Significance. (1) The Yùxuǎn Táng Sòng wén chún is the young Qiánlóng’s first major literary statement — establishing his canon of gǔwén through selection from Chǔ Xīn’s Shí dàjiā compilation and pointing forward to the comprehensive Sìkù quánshū project of three decades later. (2) The Qiánlóng preface’s Sāndá theory of prose (sequence-conveying-substance, xùdáwù) is a substantive critical contribution, drawing on Zhōugōng’s “yán yǒu xù” and Kǒngzǐ’s “cí dá ér yǐ” and “yán yǒu wù” to construct a unified prose-aesthetic that opposes the late-Míng bādài shuāi (decadent eight-dynasties parallel-style) school but does not entirely reject parallel composition (Wèi Zhēng and Lù Zhì retain authority). (3) The work is the first volume of the Qiánlóng Yùxuǎn wénchún / shīchún pair — the prose volume here, the poetry volume Yùxuǎn TángSòng shīchún KR4h0148 following in Qiánlóng 15 (1750).

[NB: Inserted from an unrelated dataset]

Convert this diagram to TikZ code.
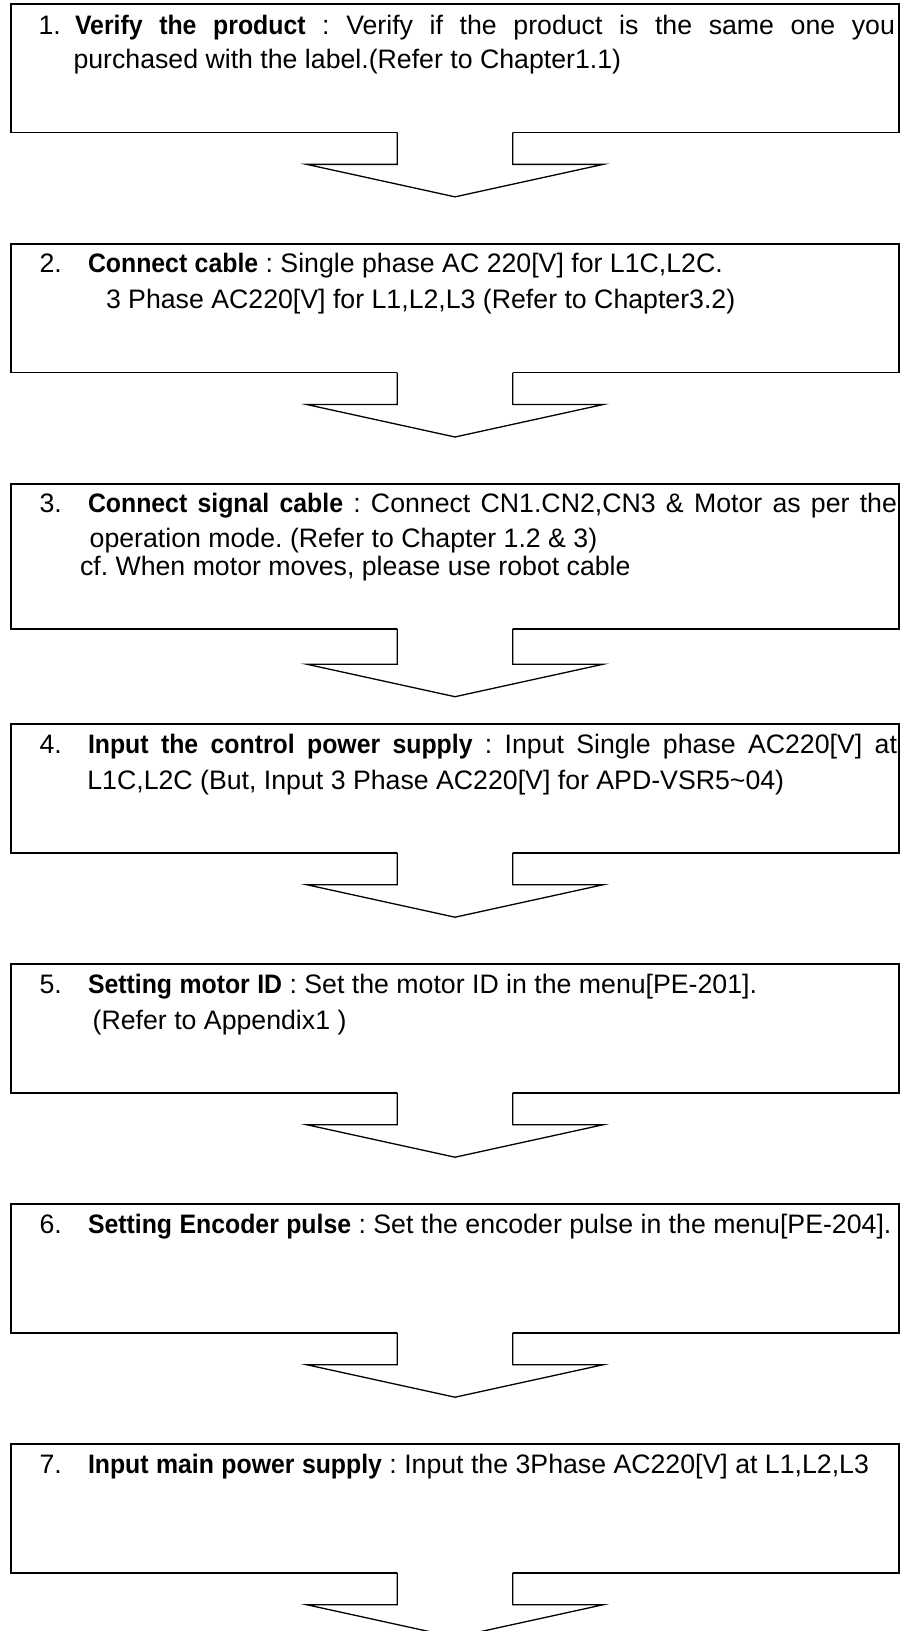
\documentclass[tikz,border=0pt]{standalone}
\usepackage{fontspec}
\setmainfont{Liberation Sans}
\usetikzlibrary{calc}
\newcommand\bt[1]{\scalebox{0.93}[1]{\textbf{#1}}}
\newcommand\flowstep[2]{%
  \draw[boxline] ($(#1.south)+(-57.7,0)$) -| (#1.north west) -| (#1.south east) -- ($(#1.south)+(57.7,0)$);
  \draw[arrowline] ($(#1.south)+(-57.7,0)$) -- ++(0,#2) -- ++(-90.6,0) -- ++(148.3,32.5) -- ++(148.3,-32.5) -- ++(-90.6,0) -- ++(0,-#2);
}
\begin{document}
\begin{tikzpicture}[x=1pt,y=-1pt,
  box/.style={rectangle, inner sep=0pt, outer sep=0pt, minimum width=888.3pt, minimum height=128.4pt},
  txt/.style={anchor=base west, inner sep=0pt, outer sep=0pt, font=\fontsize{26.7}{36}\selectfont\frenchspacing},
  boxline/.style={line width=1.7pt, line join=miter},
  arrowline/.style={line width=1.3pt, line join=miter}]
\useasboundingbox (0,0) rectangle (903,1631);
\fill[white] (0,0) rectangle (903,1631);

% boxes
\node[box] (b1) at (455,68.15) {};
\node[box] (b2) at (455,308.3) {};
\node[box, minimum height=144.4pt] (b3) at (455,556.5) {};
\node[box] (b4) at (455,788.5) {};
\node[box] (b5) at (455,1028.5) {};
\node[box] (b6) at (455,1268.5) {};
\node[box] (b7) at (455,1508.5) {};

\flowstep{b1}{32}
\flowstep{b2}{32}
\flowstep{b3}{35.5}
\flowstep{b4}{32}
\flowstep{b5}{32}
\flowstep{b6}{32}
\flowstep{b7}{32}

% texts
\node[txt] (n1) at (38.6,34) {1.};
\node[txt] (t1a) at (75,34) {\makebox[820pt][s]{\bt{Verify} \bt{the} \bt{product} : Verify if the product is the same one you}};
\node[txt] (t1b) at (73.5,68.5) {purchased with the label.(Refer to Chapter1.1)};

\node[txt] (n2) at (39.6,272.7) {2.};
\node[txt] (t2a) at (88,272.7) {\bt{Connect} \bt{cable} : Single phase AC 220[V] for L1C,L2C.};
\node[txt] (t2b) at (106,308) {3 Phase AC220[V] for L1,L2,L3 (Refer to Chapter3.2)};

\node[txt] (n3) at (39.6,512.7) {3.};
\node[txt] (t3a) at (88,512.7) {\makebox[809pt][s]{\bt{Connect} \bt{signal} \bt{cable} : Connect CN1.CN2,CN3 \& Motor as per the}};
\node[txt] (t3b) at (89.7,547) {operation mode. (Refer to Chapter 1.2 \& 3)};
\node[txt] (t3c) at (80,575.5) {cf. When motor moves, please use robot cable};

\node[txt] (n4) at (39.6,753) {4.};
\node[txt] (t4a) at (88,753) {\makebox[809pt][s]{\bt{Input} \bt{the} \bt{control} \bt{power} \bt{supply} : Input Single phase AC220[V] at}};
\node[txt] (t4b) at (87.4,789.3) {L1C,L2C (But, Input 3 Phase AC220[V] for APD-VSR5\textasciitilde 04)};

\node[txt] (n5) at (39.6,993.3) {5.};
\node[txt] (t5a) at (88,993.3) {\bt{Setting} \bt{motor} \bt{ID} : Set the motor ID in the menu[PE-201].};
\node[txt] (t5b) at (92.7,1029.3) {(Refer to Appendix1 )};

\node[txt] (n6) at (39.6,1233.3) {6.};
\node[txt] (t6a) at (88,1233.3) {\bt{Setting} \bt{Encoder} \bt{pulse} : Set the encoder pulse in the menu[PE-204].};

\node[txt] (n7) at (39.6,1473.3) {7.};
\node[txt] (t7a) at (88,1473.3) {\bt{Input} \bt{main} \bt{power} \bt{supply} : Input the 3Phase AC220[V] at L1,L2,L3};
\end{tikzpicture}
\end{document}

Together they form Qiánlóng’s selective canon of TángSòng gǔwén and shī. (4) The compilation supersedes Máo Kūn’s Bā dàjiā (the Míng-period standard) and Chǔ Xīn’s Shí dàjiā (the early-Qīng improvement) — establishing the canonical late-imperial TángSòng prose anthology for examination preparation and elite reading. (5) The annotation format — zhūjiā (multi-source) critical commentary plus yùpíng (imperial comment in yellow) — establishes the Qiánlóng imperial-anthology critical method that would be developed further in the Sìkù tíyào.
Editorial team. The supervising “jiānzào” (monitoring construction) was Yǔnlù (允祿 — the Kāngxī emperor’s 16th son, Zhuāng qīnwáng, by this point chief Manchu prince at court). Jiàoduì (proofing): Zhāng Zhào 張照 (1691–1745, calligrapher and senior Hànlín scholar). Jiàokān (printing): Hànlín scholars Zhū Liángqiú 朱良裘, Dǒng Bāngdá 董邦達, Wú Tài 吳泰, Táng Jìnxián 唐進賢, Wàn Sōnglíng 萬松齡, and others.
Translations and research
- 龔鵬程 Gōng Péng-chéng, Wén-shǐ tōng-yì 文史通義 — on the gǔ-wén tradition’s late-imperial canonization.
- 陳平原 Chén Píng-yuán, Cóng wén-rén zhī wén dào xué-zhě zhī wén 從文人之文到學者之文 — modern Chinese study of Qīng prose criticism.
- Anthony C. Yu, “Tang-Song Guwen Anthologies in the Qing,” in Journal of Asian Studies — modern study of the Yù-xuǎn Táng-Sòng wén-chún lineage.
Other points of interest
The Qiánlóng emperor’s choice — at age 27, three years into his reign — to begin his literary publishing-program with a Confucian-orthodox gǔwén anthology under the xùdáwù model rather than with the imaginatively-aestheticist yǒngwù or cí genres is a deliberate political-cultural signal: the new emperor positions himself as a serious classical-prose scholar within the HánYù tradition. The contrast with his father Yōngzhèng’s literary inclinations (Buddhist yǔlù selection, Yùxuǎn yǔlù etc.) and with his grandfather Kāngxī’s expansive ecumenism (the Quán Táng shī, Pèiwénzhāi yǒngwù) is striking — each emperor’s literary projects construct a distinct imperial cultural identity.